Human beings need food for a variety of reasons. Food builds, nourishes and maintains the human body and gives energy. In other words, food is needed to supply fuel to the body and to provide material for its growth and repair. Some foods can serve only one purpose, some for all three.

There is a scientific principle behind the process of energy provided by food. Food gives energy to man as fuel gives energy to a machine. In order to produce work or heat, a man needs fuel, like a steam engine. Food is the fuel of the human body. The amount of heat he produces is just the same as the amount which he would get if his food were burned when allowance has been made for wastage. In a more accurate way, the observed and calculated heat production in a good experiment agree to within one part in two hundred. This amount to say that man is a machine fed by the fuel of food. Human machinery cannot work without food. If the food provided to the human-machine is inadequate or deficient, the efficiency of human work will greatly suffer even as the efficiency of a petrol engine will suffer if the petrol provided by scanty or impure. The energy developed from the union of food eaten and the oxygen breathed is converted directly in muscular work.

What are the steps by which food is changed into energy? First, the food we eat has to be digested, so that the body can work with them. This is done with the help of the digestive juices which mix with our food as we chew and swallow it.

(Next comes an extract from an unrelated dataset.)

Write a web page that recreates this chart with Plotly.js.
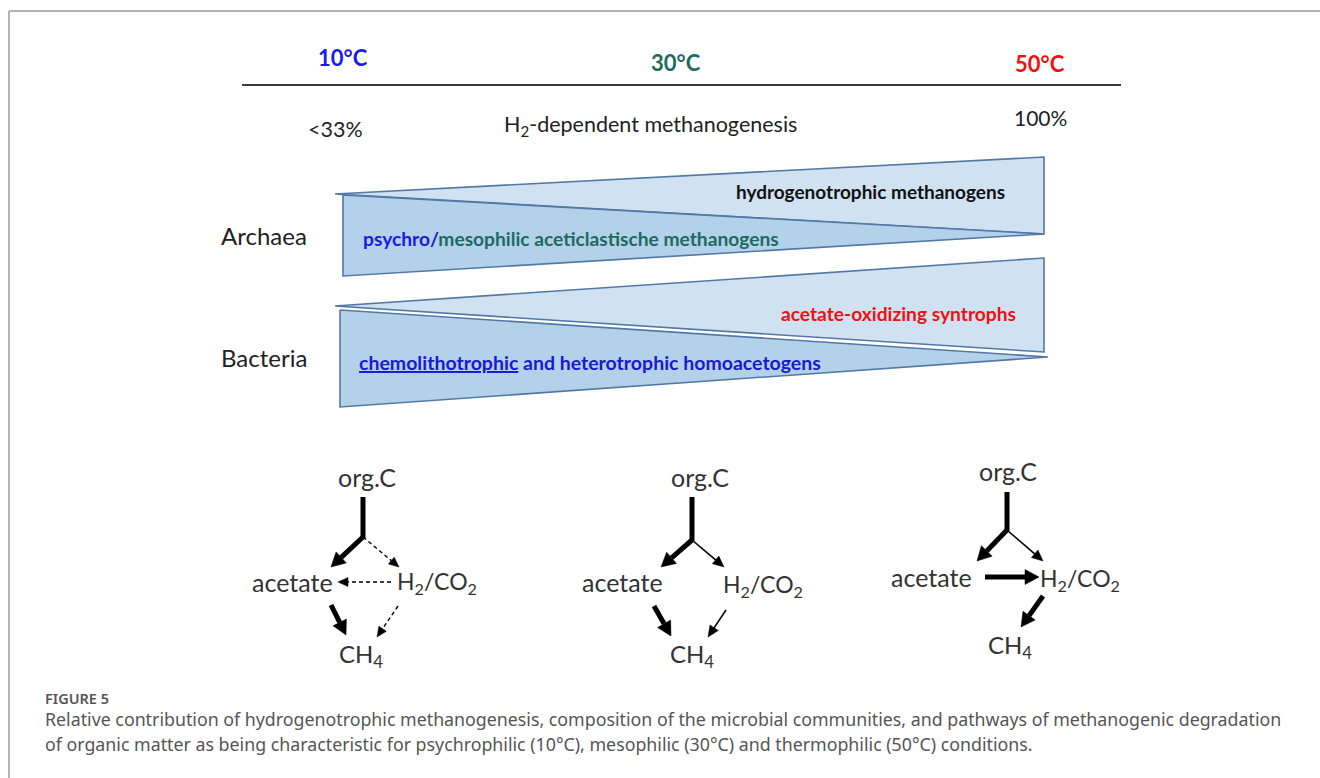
<!DOCTYPE html>
<html><head><meta charset="utf-8">
<script src="https://cdn.plot.ly/plotly-3.0.1.min.js"></script>
<style>html,body{margin:0;padding:0;background:#fff;}#chart{width:1320px;height:778px;}</style>
</head><body><div id="chart"></div>
<script>
// ---------------- data ----------------
const temperatures = ['10°C', '30°C', '50°C'];
const h2ShareLabels = ['<33%', '100%'];
const h2Title = 'H<sub>2</sub>-dependent methanogenesis';
const domains = ['Archaea', 'Bacteria'];
const risingGroups = ['hydrogenotrophic methanogens', 'acetate-oxidizing syntrophs'];
const fallingGroups = ['psychro/mesophilic aceticlastische methanogens', 'chemolithotrophic and heterotrophic homoacetogens'];
const risingShare = [0, 1];   // relative share at 10°C and 50°C (wedge thickness)
const fallingShare = [1, 0];
const nodeLabels = ['org.C', 'acetate', 'H<sub>2</sub>/CO<sub>2</sub>', 'CH<sub>4</sub>'];
// pathway fluxes per temperature: [edge, strength]
const paths10 = [['org', 'strong'], ['toAc', 'strong'], ['toH2', 'minor'], ['H2toAc', 'minor'], ['AcToCH4', 'strong'], ['H2toCH4', 'minor']];
const paths30 = [['org', 'strong'], ['toAc', 'strong'], ['toH2', 'weak'], ['AcToCH4', 'strong'], ['H2toCH4', 'weak']];
const paths50 = [['org', 'strong'], ['toAc', 'strong'], ['toH2', 'weak'], ['AcToH2', 'strong'], ['H2toCH4', 'strong']];
const captionHead = 'FIGURE 5';
const captionLines = [
  'Relative contribution of hydrogenotrophic methanogenesis, composition of the microbial communities, and pathways of methanogenic degradation',
  'of organic matter as being characteristic for psychrophilic (10°C), mesophilic (30°C) and thermophilic (50°C) conditions.'
];

// ---------------- geometry / styles ----------------
const FONT = 'Lato, "Open Sans", sans-serif';
const tempColors = ['#1a1af0', '#1d6b5f', '#f01010'];
const tempPos = [[343, 57], [676, 62], [1040, 63]];
const wedgeGeo = [
  {light: {x0: 335, yTip: 194, x1: 1044, yTop: 157, yBot: 234}, dark: {x0: 343, yTop: 195, yBot: 276, x1: 1044, yTip: 234}},
  {light: {x0: 335, yTip: 306, x1: 1044, yTop: 258, yBot: 352}, dark: {x0: 340, yTop: 310, yBot: 407, x1: 1048, yTip: 357}}
];
const diagGeo = [
  {labels: [[367, 477], [292, 582], [437, 582], [361, 655]],
   edges: {org: [[363, 497], [363, 538]], toAc: [[363, 537], [331, 567]], toH2: [[363, 537], [399, 567]],
           H2toAc: [[391, 582], [338, 582]], AcToCH4: [[331, 605], [346, 635]], H2toCH4: [[398, 606], [377, 637]]}},
  {labels: [[700, 477], [622, 582], [763, 585], [692, 655]],
   edges: {org: [[692, 497], [692, 541]], toAc: [[692, 540], [661, 567]], toH2: [[692, 540], [724, 567]],
           AcToCH4: [[654, 606], [671, 636]], H2toCH4: [[726, 610], [708, 637]]}},
  {labels: [[1008, 471], [931, 577], [1080, 579], [1010, 646]],
   edges: {org: [[1007, 492], [1007, 531]], toAc: [[1007, 530], [977, 561]], toH2: [[1007, 530], [1043, 561]],
           AcToH2: [[985, 577], [1039, 577]], H2toCH4: [[1043, 596], [1021, 627]]}}
];
const labelSizes = [25, 25, 23, 24];
const edgeStyle = {
  strong: {w: 5, dash: 'solid', headL: 14, headW: 15},
  weak: {w: 1.6, dash: 'solid', headL: 11, headW: 10},
  minor: {w: 1.4, dash: '4px,3px', headL: 10, headW: 9}
};

const traces = [];
const annotations = [];
const shapes = [];

// frame
shapes.push({type: 'line', x0: 9, x1: 1320, y0: 11, y1: 11, line: {color: '#b4b4b4', width: 2}});
shapes.push({type: 'line', x0: 9, x1: 9, y0: 11, y1: 778, line: {color: '#b4b4b4', width: 2}});
// top rule
shapes.push({type: 'line', x0: 242, x1: 1121, y0: 85, y1: 85, line: {color: '#3a3a3a', width: 2}});

temperatures.forEach((t, i) => {
  annotations.push({x: tempPos[i][0], y: tempPos[i][1], text: '<b>' + t + '</b>', showarrow: false,
    font: {family: FONT, size: 22, color: tempColors[i]}});
});
annotations.push({x: 335, y: 129, text: h2ShareLabels[0], showarrow: false, font: {family: FONT, size: 21.5, color: '#222'}});
annotations.push({x: 1040, y: 117, text: h2ShareLabels[1], showarrow: false, font: {family: FONT, size: 21, color: '#222'}});
annotations.push({x: 650, y: 125, text: h2Title, showarrow: false, font: {family: FONT, size: 21.5, color: '#222'}});

// wedges
const lightFill = '#d0e1f2', darkFill = '#b4d1ea', edgeCol = '#5279a6';
wedgeGeo.forEach((g, i) => {
  const L = g.light, D = g.dark;
  const lh = [(L.yBot - L.yTop) * risingShare[0], (L.yBot - L.yTop) * risingShare[1]];
  const dh = [(D.yBot - D.yTop) * fallingShare[0], (D.yBot - D.yTop) * fallingShare[1]];
  traces.push({type: 'scatter', mode: 'lines', fill: 'toself', fillcolor: lightFill,
    line: {color: edgeCol, width: 1.6}, hoverinfo: 'skip',
    x: [L.x0, L.x0, L.x1, L.x1, L.x0], y: [L.yTip - lh[0] / 2, L.yTip, L.yBot, L.yBot - lh[1], L.yTip - lh[0] / 2]});
  traces.push({type: 'scatter', mode: 'lines', fill: 'toself', fillcolor: darkFill,
    line: {color: edgeCol, width: 1.6}, hoverinfo: 'skip',
    x: [D.x0, D.x0, D.x1, D.x1, D.x0], y: [D.yTop, D.yTop + dh[0], D.yTip + dh[1], D.yTip, D.yTop]});
});

const CFONT = 'Lato, sans-serif';
annotations.push({x: 1007, y: 191, xanchor: 'right', text: '<b>' + risingGroups[0] + '</b>', showarrow: false,
  font: {family: CFONT, size: 19, color: '#111'}});
annotations.push({x: 361, y: 238, xanchor: 'left', showarrow: false,
  text: '<b><span style="color:#1a1ae0">' + fallingGroups[0].split('/')[0] + '/</span>' + fallingGroups[0].split('/')[1] + '</b>',
  font: {family: CFONT, size: 19.2, color: '#1d6b5f'}});
annotations.push({x: 1018, y: 313, xanchor: 'right', text: '<b>' + risingGroups[1] + '</b>', showarrow: false,
  font: {family: CFONT, size: 19.2, color: '#ee1111'}});
const fg = fallingGroups[1].split(' ');
annotations.push({x: 357, y: 362, xanchor: 'left', showarrow: false,
  text: '<b><u>' + fg[0] + '</u> ' + fg.slice(1).join(' ') + '</b>',
  font: {family: CFONT, size: 19.5, color: '#1a1ad0'}});
annotations.push({x: 264, y: 235, text: domains[0], showarrow: false, font: {family: FONT, size: 24, color: '#222'}});
annotations.push({x: 264, y: 357, text: domains[1], showarrow: false, font: {family: FONT, size: 24, color: '#222'}});

// pathway diagrams
[paths10, paths30, paths50].forEach((paths, d) => {
  const g = diagGeo[d];
  nodeLabels.forEach((lab, k) => {
    annotations.push({x: g.labels[k][0], y: g.labels[k][1], text: lab, showarrow: false,
      font: {family: FONT, size: labelSizes[k], color: '#333'}});
  });
  paths.forEach(([edge, strength]) => {
    const [p0, p1] = g.edges[edge];
    const st = edgeStyle[strength];
    const isHead = edge !== 'org';
    const dx = p1[0] - p0[0], dy = p1[1] - p0[1];
    const len = Math.hypot(dx, dy), ux = dx / len, uy = dy / len;
    const base = isHead ? [p1[0] - ux * st.headL, p1[1] - uy * st.headL] : p1;
    traces.push({type: 'scatter', mode: 'lines', hoverinfo: 'skip',
      x: [p0[0], base[0]], y: [p0[1], base[1]],
      line: {color: '#000', width: st.w, dash: st.dash}});
    if (isHead) {
      const px = -uy, py = ux, hw = st.headW / 2;
      traces.push({type: 'scatter', mode: 'lines', fill: 'toself', fillcolor: '#000', hoverinfo: 'skip',
        line: {color: '#000', width: 0.5},
        x: [p1[0], base[0] + px * hw, base[0] - px * hw, p1[0]],
        y: [p1[1], base[1] + py * hw, base[1] - py * hw, p1[1]]});
    }
  });
});

// caption
annotations.push({x: 43, y: 698, xanchor: 'left', text: captionHead, showarrow: false,
  font: {family: '"Noto Sans", sans-serif', size: 14.5, weight: 600, color: '#555'}});
captionLines.forEach((ln, i) => {
  annotations.push({x: 43, y: 719 + i * 25, xanchor: 'left', text: ln, showarrow: false,
    font: {family: '"Noto Sans", sans-serif', size: 17.8, color: '#555'}});
});

const layout = {
  width: 1320, height: 778, margin: {l: 0, r: 0, t: 0, b: 0},
  paper_bgcolor: '#fff', plot_bgcolor: '#fff', showlegend: false,
  xaxis: {range: [0, 1320], visible: false, fixedrange: true},
  yaxis: {range: [778, 0], visible: false, fixedrange: true},
  annotations: annotations, shapes: shapes
};
Plotly.newPlot('chart', traces, layout, {staticPlot: true, displayModeBar: false});
</script></body></html>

The food is then changed into sugar energy which passes through the body walls into the bloodstream from where it is carried to different parts of the body. Our muscles do work by using up this sugar, by making it combine with the oxygen we breathe. This oxygen comes from our lungs when we take in air and is absorbed in the blood. The blood then carries the fresh oxygen to all parts of the body. At the same time, it picks up carbon dioxide and waste gases from our body tissues. These waste gases are deposited in our lungs and expelled when we breathe out.

The chemical substances which can be used as fuel fall into three groups: carbohydrates, proteins and fats. Carbohydrates are mainly found in starch and sugar. Starch and comes mainly from potatoes and cereals. Proteins supply as much energy as carbohydrates. They are to be found in great amounts in cheese and milk. Fats roughly provide twice as much energy as proteins and carbohydrates. They are, therefore, a more concentrated form of energy foods. They are chemically much like sugar and starch but have less oxygen than carbohydrates.

The harder we work, the more fuel we burn and the more oxygen we need. The fuel value of food is measured in units called calories. An average man doing light work requires nearly 2500 calories of heat per day. Those doing heavy work may require over twice as much. In wealthy and advanced countries, people get sufficient fuel value in their daily diet though many do not get it in the most digestible form, nor do they get food that is adequate from other points of view. It has been discovered that besides the fuel foods to supply energy, proteins for growth and repair at least wight other kinds of chemical substances which he cannot make in his own body.

Therefore, a balanced diet or good food must contain all the chemicals and elements necessary for human growth and energy. The most important solid constituents of our bodies are called proteins. The best proteins are of animal origin, since milk are just as good as meat proteins, there is no physiological objection to a vegetarian diet supplemented by enough milk or cheese.